2.1.3 Glycosylation
Different amino acids may undergo different types of glycosylation,
namely, C-linked, N-linked, O-linked, or S-linked
[13]. Histidine
undergoes N-linked glycosylation.
2.1.4 Hydroxylation
Protein hydroxylation, a post-translational modification, is carried out
by 2-oxoglutarate-dependent dioxygenases. This post-translational
modification can be induced by hypoxia-induced-factor alpha (HIF-a) on
proline [14].
Hydroxylation may also involve protein-protein interactions and
downstream signalling. Apart from proline, lysine, asparagine,
aspartate, and histidine can also undergo hydroxylation modification
[15].
2.1.5 Methylation
The actin and myosin proteins undergo the post-translational
modification (PTM) of histidine methylation. There are two different
locations where it can happen: 1-methyl histidine (1MeH) and 3-methyl
histidine (3MeH)
[16].
2.1.6 Oxidation
Under unusual or stressed conditions histidine undergoes oxidation to
2-oxo-histidine (2-oxo-His) (Figure 1). Photo-induced oxidation of
Histidine leading to various cross-links, including intact His, Lys and
Cys, was observed in high-molecular weight (HMW) fractions of monoclonal
anti-bodies [17].
Oxidation of His residue is also observed in proteins from cells
undergoing oxidative stress
[18]. The
2-oxo-His changes the dissociation pattern of peptide ions in
Mass-spectroscopy studies
[19].
2.1.7 Phosphorylation
His phosphorylation is crucial step in various cellular processes, such
as signal transduction, cell cycle, proliferation, differentiation, and
apoptosis, Phosphorylated His contributes 6% to all the phosphorylated
amino acids. However, phosphorylation of His is less explored compared
to phosphorylated serine, threonine and tyrosine. Recently a
consolidated database on phosphorylated His (HisPhosSite) is available
[20]. Histidine
Kinase (HK)s is one of the classical non-animal kingdom kinases that
phosphorylate His, although, in a 2-step manner - i) transfer phosphate
from ATP to His and ii) then transfer the phosphate to an aspartate
residue [21].
2.1.8 Protein Splicing
Protein splicing is triggered via acid-base catalysis that involves
multiple conserved His at the active site. Histidine probably plays dual
role in protein splicing, first as a general base to start acyl shift
splicing and next as a general acid to break the scissile bond at the
N-terminal splicing junction
[22].
2.2 Sequence signatures around different His post-translational
modifications:
Many of the His post-translational modifications were identified with
specific sequence signatures or motifs. For example, His hydroxylation
motif is a part of Hydrogen-bond (H-bond) cluster that is brought into
the register by GXXG motif
[23]. For His
methylation, the common motif observed in short methylated peptides was
GHXHXH [24].
Histidine acetylation motif deduced from mass spectrometry data based on
diacetyl-fed rat lung proteins was GXPGXXGHXGXXG
[25]. However,
some of the Histidine post-translation modifications do not carry
sequence signatures. For example, no specific sequence motif is reported
for His glycosylation. For His phosphorylation, no clear sequence motif
was identified
[26].
2.3 Training dataset generation for Histidine post-translational
modifications
There are eight His post-translational modifications (Figure 1)

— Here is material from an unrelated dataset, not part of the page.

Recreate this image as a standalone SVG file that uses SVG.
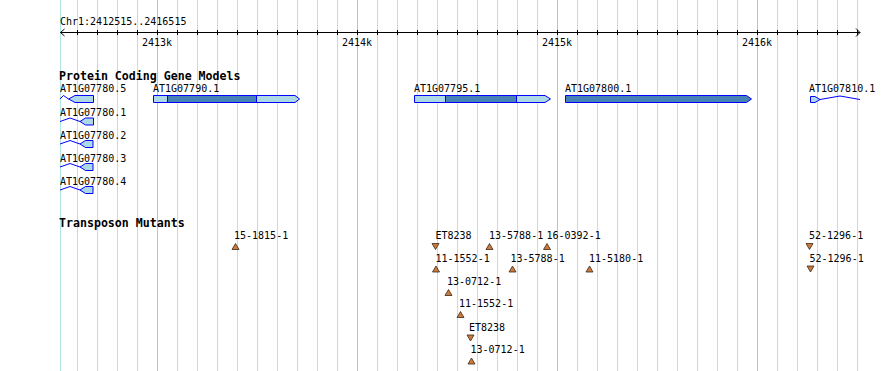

annotated in this work based on the availability of protein sequences
from the UniProt database
[27]. From the
“Keyword” subsection of UniProt, category name ”PTM” was selected to
track all possible post-translational modifications. The text filters
(not case sensitive) – “His”, or “Histidine” were used to identify
the experimentally annotated His functions from the PTM category,
curated on November 2022. A total of sixteen modifications were
identified, some of those have very few data points. Finally, eight
modifications were selected for the training dataset with a number of
data points more than or equal to twenty (Table 1).